Problem statement
With the pictures left out, copy the listing below exactly.

^^^^^^^^^^^^^^^^

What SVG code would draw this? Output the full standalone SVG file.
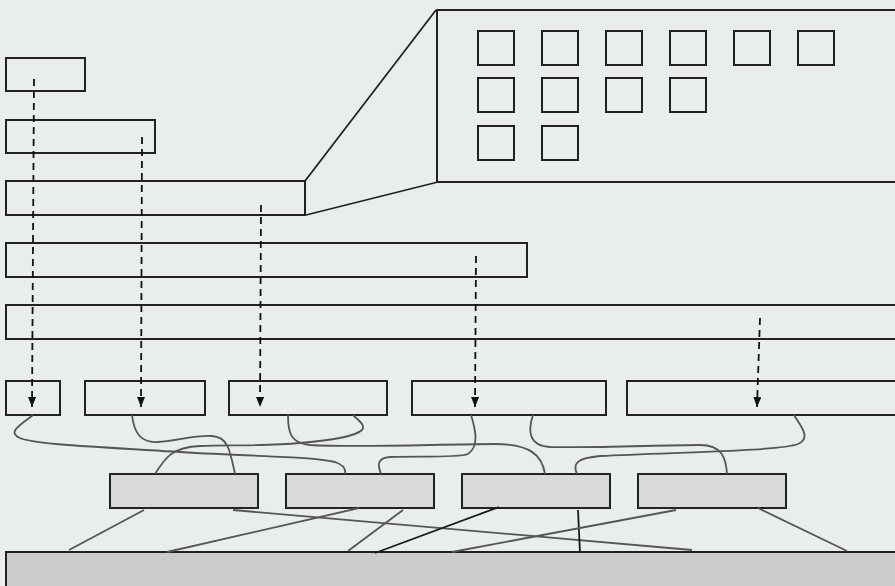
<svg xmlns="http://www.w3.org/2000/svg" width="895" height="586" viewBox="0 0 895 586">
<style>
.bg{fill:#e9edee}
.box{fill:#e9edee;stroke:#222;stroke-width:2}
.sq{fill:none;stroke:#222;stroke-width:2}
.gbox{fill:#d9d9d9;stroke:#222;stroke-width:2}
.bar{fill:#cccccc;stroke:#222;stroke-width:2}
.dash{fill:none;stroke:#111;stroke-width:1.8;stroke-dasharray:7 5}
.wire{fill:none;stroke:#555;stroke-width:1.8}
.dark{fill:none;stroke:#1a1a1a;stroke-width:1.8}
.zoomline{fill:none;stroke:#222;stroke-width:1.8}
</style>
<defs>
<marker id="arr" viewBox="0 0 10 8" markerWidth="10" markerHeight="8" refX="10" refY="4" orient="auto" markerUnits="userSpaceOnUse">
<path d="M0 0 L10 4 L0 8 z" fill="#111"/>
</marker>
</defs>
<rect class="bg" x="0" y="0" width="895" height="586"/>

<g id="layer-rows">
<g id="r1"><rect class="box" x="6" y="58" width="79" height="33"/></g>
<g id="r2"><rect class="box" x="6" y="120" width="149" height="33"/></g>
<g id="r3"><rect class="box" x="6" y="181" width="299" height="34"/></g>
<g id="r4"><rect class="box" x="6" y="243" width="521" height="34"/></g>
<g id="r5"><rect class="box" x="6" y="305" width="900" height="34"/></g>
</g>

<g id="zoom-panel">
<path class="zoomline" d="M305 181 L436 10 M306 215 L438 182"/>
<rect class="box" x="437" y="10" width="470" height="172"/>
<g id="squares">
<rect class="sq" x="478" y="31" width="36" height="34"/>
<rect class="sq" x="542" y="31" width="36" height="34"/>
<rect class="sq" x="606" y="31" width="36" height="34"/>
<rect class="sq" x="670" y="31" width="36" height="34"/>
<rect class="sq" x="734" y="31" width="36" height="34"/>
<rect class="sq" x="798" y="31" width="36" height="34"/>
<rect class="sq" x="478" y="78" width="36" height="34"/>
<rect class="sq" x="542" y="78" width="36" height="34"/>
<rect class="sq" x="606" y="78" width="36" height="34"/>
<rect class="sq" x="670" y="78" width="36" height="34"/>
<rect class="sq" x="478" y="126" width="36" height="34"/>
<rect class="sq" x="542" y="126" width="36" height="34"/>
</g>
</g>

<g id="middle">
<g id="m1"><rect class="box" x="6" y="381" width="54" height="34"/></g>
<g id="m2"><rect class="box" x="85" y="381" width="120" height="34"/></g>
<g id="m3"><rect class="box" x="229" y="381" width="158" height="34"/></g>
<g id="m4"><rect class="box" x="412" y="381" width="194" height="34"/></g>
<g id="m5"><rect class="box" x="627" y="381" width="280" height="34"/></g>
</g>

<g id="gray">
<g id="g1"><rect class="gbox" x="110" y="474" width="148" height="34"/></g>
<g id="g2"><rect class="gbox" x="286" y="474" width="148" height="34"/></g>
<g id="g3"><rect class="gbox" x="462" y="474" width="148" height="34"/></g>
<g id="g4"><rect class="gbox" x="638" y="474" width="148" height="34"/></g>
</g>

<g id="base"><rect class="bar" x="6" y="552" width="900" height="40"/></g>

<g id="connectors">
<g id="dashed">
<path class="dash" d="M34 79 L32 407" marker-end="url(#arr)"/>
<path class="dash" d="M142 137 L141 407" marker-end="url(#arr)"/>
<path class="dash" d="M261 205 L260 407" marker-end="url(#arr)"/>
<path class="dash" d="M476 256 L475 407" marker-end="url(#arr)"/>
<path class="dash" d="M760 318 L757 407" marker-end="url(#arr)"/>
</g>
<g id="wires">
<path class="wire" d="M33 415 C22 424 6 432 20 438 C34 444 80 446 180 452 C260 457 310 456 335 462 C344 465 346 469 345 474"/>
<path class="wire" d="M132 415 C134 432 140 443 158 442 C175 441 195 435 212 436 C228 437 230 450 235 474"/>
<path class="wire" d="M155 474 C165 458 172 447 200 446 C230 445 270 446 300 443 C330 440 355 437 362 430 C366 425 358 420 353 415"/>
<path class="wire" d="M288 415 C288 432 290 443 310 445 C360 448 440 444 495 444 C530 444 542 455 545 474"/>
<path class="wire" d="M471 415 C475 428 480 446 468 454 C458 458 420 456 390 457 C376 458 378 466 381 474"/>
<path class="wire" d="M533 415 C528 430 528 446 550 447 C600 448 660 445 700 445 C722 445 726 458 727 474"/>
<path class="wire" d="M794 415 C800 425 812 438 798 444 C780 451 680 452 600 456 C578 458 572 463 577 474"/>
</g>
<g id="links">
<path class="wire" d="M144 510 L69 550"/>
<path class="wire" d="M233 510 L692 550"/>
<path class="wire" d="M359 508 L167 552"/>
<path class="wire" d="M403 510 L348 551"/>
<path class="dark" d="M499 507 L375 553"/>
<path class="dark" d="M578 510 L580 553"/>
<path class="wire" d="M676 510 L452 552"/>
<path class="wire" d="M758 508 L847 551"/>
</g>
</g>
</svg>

^^^^^^^^^^^^^^^^

Right answer
What SVG code would draw this? Output the full standalone SVG file.
<svg xmlns="http://www.w3.org/2000/svg" width="895" height="586" viewBox="0 0 895 586">
<style>
.bg{fill:#e9edee}
.box{fill:#e9edee;stroke:#222;stroke-width:2}
.sq{fill:none;stroke:#222;stroke-width:2}
.gbox{fill:#d9d9d9;stroke:#222;stroke-width:2}
.bar{fill:#cccccc;stroke:#222;stroke-width:2}
.dash{fill:none;stroke:#111;stroke-width:1.8;stroke-dasharray:7 5}
.wire{fill:none;stroke:#555;stroke-width:1.8}
.dark{fill:none;stroke:#1a1a1a;stroke-width:1.8}
.zoomline{fill:none;stroke:#222;stroke-width:1.8}
</style>
<defs>
<marker id="arr" viewBox="0 0 10 8" markerWidth="10" markerHeight="8" refX="10" refY="4" orient="auto" markerUnits="userSpaceOnUse">
<path d="M0 0 L10 4 L0 8 z" fill="#111"/>
</marker>
</defs>
<rect class="bg" x="0" y="0" width="895" height="586"/>

<g id="layer-rows">
<g id="r1"><rect class="box" x="6" y="58" width="79" height="33"/></g>
<g id="r2"><rect class="box" x="6" y="120" width="149" height="33"/></g>
<g id="r3"><rect class="box" x="6" y="181" width="299" height="34"/></g>
<g id="r4"><rect class="box" x="6" y="243" width="521" height="34"/></g>
<g id="r5"><rect class="box" x="6" y="305" width="900" height="34"/></g>
</g>

<g id="zoom-panel">
<path class="zoomline" d="M305 181 L436 10 M306 215 L438 182"/>
<rect class="box" x="437" y="10" width="470" height="172"/>
<g id="squares">
<rect class="sq" x="478" y="31" width="36" height="34"/>
<rect class="sq" x="542" y="31" width="36" height="34"/>
<rect class="sq" x="606" y="31" width="36" height="34"/>
<rect class="sq" x="670" y="31" width="36" height="34"/>
<rect class="sq" x="734" y="31" width="36" height="34"/>
<rect class="sq" x="798" y="31" width="36" height="34"/>
<rect class="sq" x="478" y="78" width="36" height="34"/>
<rect class="sq" x="542" y="78" width="36" height="34"/>
<rect class="sq" x="606" y="78" width="36" height="34"/>
<rect class="sq" x="670" y="78" width="36" height="34"/>
<rect class="sq" x="478" y="126" width="36" height="34"/>
<rect class="sq" x="542" y="126" width="36" height="34"/>
</g>
</g>

<g id="middle">
<g id="m1"><rect class="box" x="6" y="381" width="54" height="34"/></g>
<g id="m2"><rect class="box" x="85" y="381" width="120" height="34"/></g>
<g id="m3"><rect class="box" x="229" y="381" width="158" height="34"/></g>
<g id="m4"><rect class="box" x="412" y="381" width="194" height="34"/></g>
<g id="m5"><rect class="box" x="627" y="381" width="280" height="34"/></g>
</g>

<g id="gray">
<g id="g1"><rect class="gbox" x="110" y="474" width="148" height="34"/></g>
<g id="g2"><rect class="gbox" x="286" y="474" width="148" height="34"/></g>
<g id="g3"><rect class="gbox" x="462" y="474" width="148" height="34"/></g>
<g id="g4"><rect class="gbox" x="638" y="474" width="148" height="34"/></g>
</g>

<g id="base"><rect class="bar" x="6" y="552" width="900" height="40"/></g>

<g id="connectors">
<g id="dashed">
<path class="dash" d="M34 79 L32 407" marker-end="url(#arr)"/>
<path class="dash" d="M142 137 L141 407" marker-end="url(#arr)"/>
<path class="dash" d="M261 205 L260 407" marker-end="url(#arr)"/>
<path class="dash" d="M476 256 L475 407" marker-end="url(#arr)"/>
<path class="dash" d="M760 318 L757 407" marker-end="url(#arr)"/>
</g>
<g id="wires">
<path class="wire" d="M33 415 C22 424 6 432 20 438 C34 444 80 446 180 452 C260 457 310 456 335 462 C344 465 346 469 345 474"/>
<path class="wire" d="M132 415 C134 432 140 443 158 442 C175 441 195 435 212 436 C228 437 230 450 235 474"/>
<path class="wire" d="M155 474 C165 458 172 447 200 446 C230 445 270 446 300 443 C330 440 355 437 362 430 C366 425 358 420 353 415"/>
<path class="wire" d="M288 415 C288 432 290 443 310 445 C360 448 440 444 495 444 C530 444 542 455 545 474"/>
<path class="wire" d="M471 415 C475 428 480 446 468 454 C458 458 420 456 390 457 C376 458 378 466 381 474"/>
<path class="wire" d="M533 415 C528 430 528 446 550 447 C600 448 660 445 700 445 C722 445 726 458 727 474"/>
<path class="wire" d="M794 415 C800 425 812 438 798 444 C780 451 680 452 600 456 C578 458 572 463 577 474"/>
</g>
<g id="links">
<path class="wire" d="M144 510 L69 550"/>
<path class="wire" d="M233 510 L692 550"/>
<path class="wire" d="M359 508 L167 552"/>
<path class="wire" d="M403 510 L348 551"/>
<path class="dark" d="M499 507 L375 553"/>
<path class="dark" d="M578 510 L580 553"/>
<path class="wire" d="M676 510 L452 552"/>
<path class="wire" d="M758 508 L847 551"/>
</g>
</g>
</svg>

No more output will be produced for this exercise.